→ GIVEN MATERIAL
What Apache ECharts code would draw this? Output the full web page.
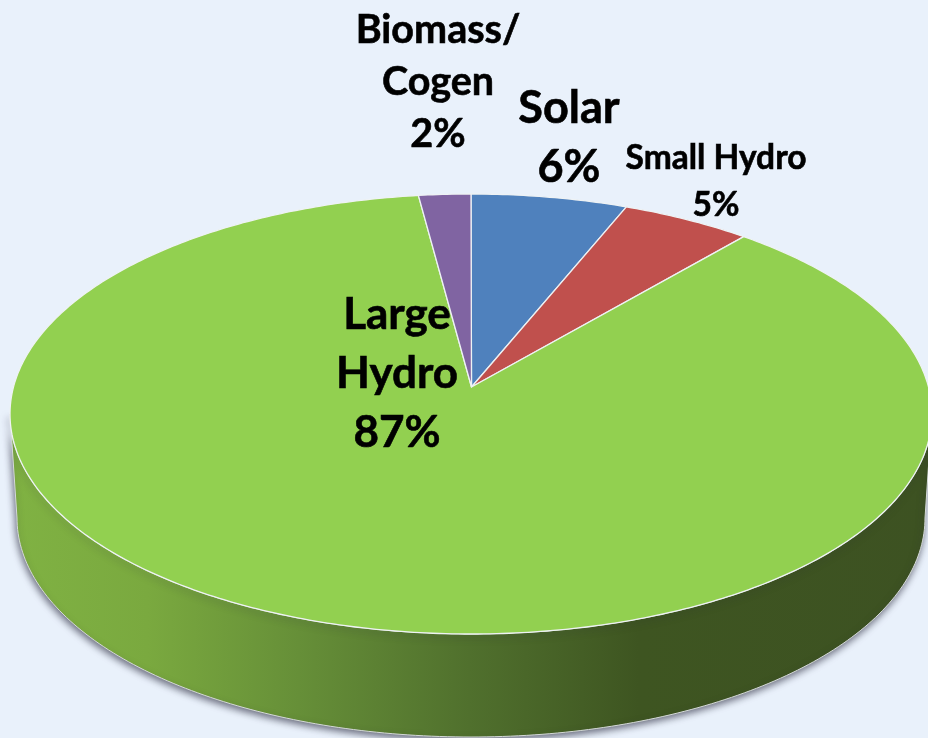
<!DOCTYPE html>
<html><head><meta charset="utf-8">
<style>html,body{margin:0;padding:0;background:#e9f1fb}#c{width:928px;height:738px}</style>
<script src="https://cdn.jsdelivr.net/npm/echarts@6/dist/echarts.min.js"></script>
</head><body><div id="c"></div>
<script>
const categories = ["Solar", "Small Hydro", "Large Hydro", "Biomass/ Cogen"];
const shares = [6, 5, 87, 2];
const sliceColors = ["#4f81bd", "#c0504d", "#92d050", "#8064a2"];
const labelLines = [["Solar"], ["Small Hydro"], ["Large", "Hydro"], ["Biomass/", "Cogen"]];

// layout of the tilted disc
const top3d = {cx: 471, cy: 414, rx: 461, ry: 220, ax: 471.5, ay: 387, k: 0.91};
const bottom3d = {cx: 471, cy: 518, rx: 454, ry: 219};
const labelLayout = [
  {x: 569, y: 131, step: 59, size: 45},
  {x: 716, y: 175, step: 47, size: 33.5},
  {x: 397, y: 337, step: 59, size: 44},
  {x: 438, y: 50, step: 52, size: 39.5}
];
const total = shares.reduce((a, b) => a + b, 0);

function rimPoint(frac) {
  const th = frac * 2 * Math.PI;
  const t = 2 * Math.atan2(top3d.k * Math.sin(th / 2), Math.cos(th / 2));
  return [top3d.cx + top3d.rx * Math.sin(t), top3d.cy - top3d.ry * Math.cos(t)];
}
function renderSlice(params, api) {
  const i = params.dataIndex;
  let before = 0;
  for (let j = 0; j < i; j++) before += shares[j];
  const a = before / total, b = (before + api.value(0)) / total;
  const pts = [[top3d.ax, top3d.ay]];
  const n = Math.max(8, Math.ceil((b - a) * 500));
  for (let s = 0; s <= n; s++) pts.push(rimPoint(a + (b - a) * s / n));
  return {type: 'polygon', shape: {points: pts},
    style: {fill: sliceColors[i], stroke: '#eef2f4', lineWidth: 1.3, lineJoin: 'round'}};
}
function renderWall() {
  const pts = [];
  for (let d = 180; d >= 0; d -= 1) {
    const r = d * Math.PI / 180;
    pts.push([top3d.cx + top3d.rx * Math.cos(r), top3d.cy + top3d.ry * Math.sin(r)]);
  }
  for (let d = 0; d <= 180; d += 1) {
    const r = d * Math.PI / 180;
    pts.push([bottom3d.cx + bottom3d.rx * Math.cos(r), bottom3d.cy + bottom3d.ry * Math.sin(r)]);
  }
  return {type: 'polygon', shape: {points: pts}, style: {
    fill: {type: 'linear', x: 10, y: 0, x2: 928, y2: 0, global: true, colorStops: [
      {offset: 0, color: '#80b243'}, {offset: 0.15, color: '#7aa93f'},
      {offset: 0.315, color: '#668f38'}, {offset: 0.5, color: '#50702d'},
      {offset: 0.685, color: '#3e5521'}, {offset: 1, color: '#3d5222'}]},
    stroke: '#d5dad8', lineWidth: 1,
    shadowColor: 'rgba(40,40,60,0.65)', shadowBlur: 7, shadowOffsetX: -1, shadowOffsetY: 3
  }};
}
function renderLabel(params, api) {
  const i = params.dataIndex, L = labelLayout[i];
  const lines = labelLines[i].concat([api.value(0) + '%']);
  return {type: 'group', children: lines.map((txt, n) => ({
    type: 'text', style: {text: txt, x: L.x, y: L.y + n * L.step, textAlign: 'center',
      textVerticalAlign: 'bottom', fill: '#000', stroke: '#000', lineWidth: 0.6,
      font: 'bold ' + L.size + 'px Lato, sans-serif'}
  }))};
}
const chart = echarts.init(document.getElementById('c'), null, {renderer: 'canvas'});
chart.setOption({
  backgroundColor: '#e9f1fb',
  animation: false,
  series: [
    {type: 'custom', name: 'wall', coordinateSystem: 'none', silent: true, data: [[total]], renderItem: renderWall, z: 1},
    {type: 'custom', name: 'slices', coordinateSystem: 'none', silent: true,
      data: shares.map((v, i) => ({name: categories[i], value: [v]})), renderItem: renderSlice, z: 2},
    {type: 'custom', name: 'labels', coordinateSystem: 'none', silent: true,
      data: shares.map((v, i) => ({name: categories[i], value: [v]})), renderItem: renderLabel, z: 3}
  ]
});
</script></body></html>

→ INSTRUCTIONS FOR THE TASK
Only lines belong in the copy: transcribe those from the start of the data through the line that contains "const total = shares.reduce((a, b)", and skip the pictures.

→ CORRECT OUTPUT
What Apache ECharts code would draw this? Output the full web page.
<!DOCTYPE html>
<html><head><meta charset="utf-8">
<style>html,body{margin:0;padding:0;background:#e9f1fb}#c{width:928px;height:738px}</style>
<script src="https://cdn.jsdelivr.net/npm/echarts@6/dist/echarts.min.js"></script>
</head><body><div id="c"></div>
<script>
const categories = ["Solar", "Small Hydro", "Large Hydro", "Biomass/ Cogen"];
const shares = [6, 5, 87, 2];
const sliceColors = ["#4f81bd", "#c0504d", "#92d050", "#8064a2"];
const labelLines = [["Solar"], ["Small Hydro"], ["Large", "Hydro"], ["Biomass/", "Cogen"]];

// layout of the tilted disc
const top3d = {cx: 471, cy: 414, rx: 461, ry: 220, ax: 471.5, ay: 387, k: 0.91};
const bottom3d = {cx: 471, cy: 518, rx: 454, ry: 219};
const labelLayout = [
  {x: 569, y: 131, step: 59, size: 45},
  {x: 716, y: 175, step: 47, size: 33.5},
  {x: 397, y: 337, step: 59, size: 44},
  {x: 438, y: 50, step: 52, size: 39.5}
];
const total = shares.reduce((a, b) => a + b, 0);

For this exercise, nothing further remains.